Faced with a budget deficit, the natural history institution abruptly lays off 23 full- and part-time workers.

June 20, 2003|Scott Timberg | Times Staff Writer

Some staffers were still cleaning out their offices this week after an abrupt series of layoffs at the Natural History Museum of Los Angeles County. Budget problems forced the elimination of 23 full- and part-time employees, about 7% of the work force at the Exposition Park institution, according to chief deputy director Jural Garrett.

"It was a big surprise, because we were part of the core mission of the museum," said one former employee who worked in research and collections and requested anonymity. "Research and exhibits are the essence of what a museum's about."

Although there had been rumors of financial problems, this individual said, the museum's management had offered no warnings about layoffs. "It was pretty cruel -- we've been good employees of the museum."

"We've had an ongoing, structural budget deficit," Garrett said. "It was something we needed to deal with now. We've been working to minimize the impact of the layoffs through attrition and how we do business. But it did not fully minimize the budget deficit."

The layoffs were spread across most of the museum's departments, including administrators, technical workers and, atypically, three young curators. The staffers learned of their dismissals at midmorning June 12 and were told that their employment would last only until the end of the day. Some have been allowed to return to clear out personal belongings.

According to Garrett, all the employees were given severance packages and offered personal and financial counseling "to minimize the impact on families."

The museum, which has an annual operating budget of $30 million, is in the early stages of a $300-million expansion and renovation project. Garrett pointed out that the money for that project will come from a different fund from the moneys used to pay staff.

Overall, she said, the museum is now healthy. "I would say that we are going into fiscal year '04 with a balanced budget that is sustainable."

While arts groups across the country are short of funds, and museums from the Walker Art Center in Minneapolis to the Metropolitan Museum of Art in New York have resorted to layoffs, there has been little job loss at local museums. Depending on the state budget, the California Science Center, with almost 350 full- and part-time staffers, may lay off some employees this year, according to its president and executive director, Jeffrey N. Rudolph.

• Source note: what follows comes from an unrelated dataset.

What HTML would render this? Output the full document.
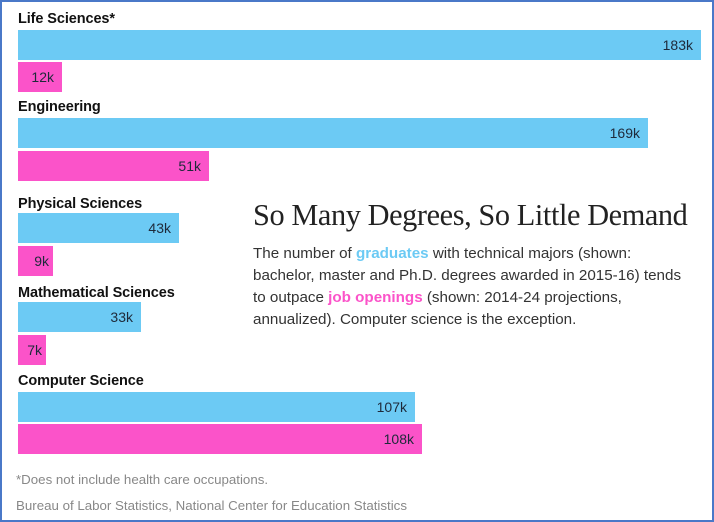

Six administrative positions were trimmed in 2002 at the Museum of Contemporary Art -- where there are about 161 full- and part-time employees -- and one at the Pacific Asia Museum, with 24 staffers.

Many museums have chosen for budgetary reasons not to fill open positions. At the Natural History Museum, 34 full- and part-time jobs will go unfilled.

The loss of academic or curatorial positions at museums is less common than the reduction of administrative jobs. That makes the Natural History Museum news especially "tragic," said Blaire Van Valkenburgh, the chair of UCLA's department of organismic biology, ecology and evolution.

"There are very few jobs for highly trained people in a specialty field," Van Valkenburgh said. "It puts them in a bind: When someone is denied tenure at a university, they're given a year to find a job.

"And when you fire people in such a brisk fashion, how can you expect to hire the best people when the climate improves?"